A pesar del negro panorama social a la vista de todos, Marcovich concluye que ésta no es la peor época de México ni de la humanidad. El problema —rectifica— es que este camino en el que vamos, ni siquiera es un camino, sino más bien es como un estacionamiento, o una plataforma de carros chocones, y no se ve la solución.
¿Tus estudiantes te leen?
—No, no saben leer.
¿Saben de tu doble vida?
—Sí, pero les cuesta mucho leer. No tienen la capacidad de hilvanar una oración entera. No se pueden concentrar. Estamos trabajando mucho para que aprendan a leer, pero que me leyeran a mí sería lo de menos, me conformo con que lean cualquier cosa… Mi estadística personal indica que hasta los 18 años, entre todos, han leído medio libro en promedio. Eso sí es dramático. Lo mismo les pasa con las matemáticas: no pueden multiplicar y sumar con facilidad. Ya no les enseñaron en la primaria lo único importante: aprender de memoria las tablas de multiplicar y aprender a leer.

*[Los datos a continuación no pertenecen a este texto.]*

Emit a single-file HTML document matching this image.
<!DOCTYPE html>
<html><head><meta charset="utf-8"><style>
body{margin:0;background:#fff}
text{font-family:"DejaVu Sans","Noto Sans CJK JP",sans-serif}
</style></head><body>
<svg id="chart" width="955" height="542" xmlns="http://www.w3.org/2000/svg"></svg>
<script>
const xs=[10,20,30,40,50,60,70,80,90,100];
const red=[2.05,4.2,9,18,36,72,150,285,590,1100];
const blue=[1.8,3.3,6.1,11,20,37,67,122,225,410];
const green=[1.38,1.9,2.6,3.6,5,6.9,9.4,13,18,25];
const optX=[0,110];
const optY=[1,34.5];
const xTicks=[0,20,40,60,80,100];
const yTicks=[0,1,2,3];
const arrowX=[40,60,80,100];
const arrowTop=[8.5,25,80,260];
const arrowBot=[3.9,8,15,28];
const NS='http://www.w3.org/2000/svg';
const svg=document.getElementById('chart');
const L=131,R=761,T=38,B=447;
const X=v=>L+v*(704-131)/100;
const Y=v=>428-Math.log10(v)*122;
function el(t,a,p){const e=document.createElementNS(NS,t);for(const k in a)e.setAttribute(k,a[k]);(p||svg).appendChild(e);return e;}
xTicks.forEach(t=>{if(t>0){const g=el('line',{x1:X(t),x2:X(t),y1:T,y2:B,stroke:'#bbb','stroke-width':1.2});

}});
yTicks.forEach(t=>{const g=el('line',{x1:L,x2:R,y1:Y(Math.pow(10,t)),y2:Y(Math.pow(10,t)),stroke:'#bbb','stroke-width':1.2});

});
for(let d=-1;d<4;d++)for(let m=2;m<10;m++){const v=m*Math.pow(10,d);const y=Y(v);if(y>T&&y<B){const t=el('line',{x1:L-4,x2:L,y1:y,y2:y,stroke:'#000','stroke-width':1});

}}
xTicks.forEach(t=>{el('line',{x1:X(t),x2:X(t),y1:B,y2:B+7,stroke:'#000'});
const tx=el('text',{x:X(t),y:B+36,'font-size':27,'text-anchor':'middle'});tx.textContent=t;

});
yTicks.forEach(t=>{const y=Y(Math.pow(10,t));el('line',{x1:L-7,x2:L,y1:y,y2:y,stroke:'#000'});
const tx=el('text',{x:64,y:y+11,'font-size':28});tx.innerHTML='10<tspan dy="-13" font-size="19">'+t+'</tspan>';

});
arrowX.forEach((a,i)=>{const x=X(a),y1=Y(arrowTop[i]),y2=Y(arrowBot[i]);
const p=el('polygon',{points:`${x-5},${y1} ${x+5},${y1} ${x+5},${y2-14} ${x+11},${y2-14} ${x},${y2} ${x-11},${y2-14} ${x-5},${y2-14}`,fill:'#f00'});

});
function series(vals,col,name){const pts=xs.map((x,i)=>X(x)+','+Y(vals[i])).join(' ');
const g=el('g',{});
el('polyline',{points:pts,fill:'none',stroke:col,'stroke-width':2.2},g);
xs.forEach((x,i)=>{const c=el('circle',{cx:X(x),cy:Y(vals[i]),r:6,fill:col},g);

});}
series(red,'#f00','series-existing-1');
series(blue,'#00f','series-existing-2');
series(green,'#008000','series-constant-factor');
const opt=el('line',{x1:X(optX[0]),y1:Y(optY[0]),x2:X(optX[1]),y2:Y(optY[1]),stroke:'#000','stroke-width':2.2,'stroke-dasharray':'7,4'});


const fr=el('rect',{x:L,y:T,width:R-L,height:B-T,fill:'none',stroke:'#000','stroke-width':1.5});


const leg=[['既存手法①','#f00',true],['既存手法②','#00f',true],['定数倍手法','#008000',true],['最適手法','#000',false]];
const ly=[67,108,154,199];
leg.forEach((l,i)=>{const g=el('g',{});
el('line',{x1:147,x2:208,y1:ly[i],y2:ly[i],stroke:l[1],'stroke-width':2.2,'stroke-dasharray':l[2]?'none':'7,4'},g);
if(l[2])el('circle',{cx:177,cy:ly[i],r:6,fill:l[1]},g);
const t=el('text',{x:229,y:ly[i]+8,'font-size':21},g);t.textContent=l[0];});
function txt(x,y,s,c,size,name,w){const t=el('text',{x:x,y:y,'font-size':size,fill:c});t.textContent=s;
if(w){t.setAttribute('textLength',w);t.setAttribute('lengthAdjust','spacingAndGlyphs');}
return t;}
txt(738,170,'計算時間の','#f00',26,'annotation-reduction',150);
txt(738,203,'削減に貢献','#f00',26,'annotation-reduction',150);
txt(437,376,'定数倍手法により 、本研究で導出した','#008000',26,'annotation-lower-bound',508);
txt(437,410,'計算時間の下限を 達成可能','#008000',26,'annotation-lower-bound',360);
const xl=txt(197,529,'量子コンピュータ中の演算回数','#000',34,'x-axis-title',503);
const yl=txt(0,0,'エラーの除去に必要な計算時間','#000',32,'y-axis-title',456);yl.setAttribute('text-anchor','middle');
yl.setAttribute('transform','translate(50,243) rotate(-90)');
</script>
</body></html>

¿Qué tal te fue a ti? ¿Cómo fueron tus maestros?
—Unos ojetes todos. No, quizá tuve diez buenos en total —incluyendo los de las carreras de Química y Economía en la UNAM—, pero obviamente tuve de toda clase, incluyendo los que me golpeaban, no que ahora empujas a un alumno y ya te cae (la Comisión de) Derechos Humanos, pero como yo le digo a mis alumnos: los malos maestros, que somos la mayoría, somos un escollo en la vida que hay que brincar. ¿Antes cómo molestábamos a los maestros? –se pregunta el escritor–. Sabiendo más que ellos y humillándolos en público, lo cual los ponía realmente mal, pero así competíamos por la sobrevivencia y teníamos que chingar como podíamos.
Eres un ejemplo a seguir —le digo—. Y me convenzo de esto al leerlo y ver cómo encaró el valemadrismo de algunos personajes, esa actitud ruin de la que ciertas gentes se ufanan, como si la muerte no fuera capaz de sorprendernos en pleno despelote.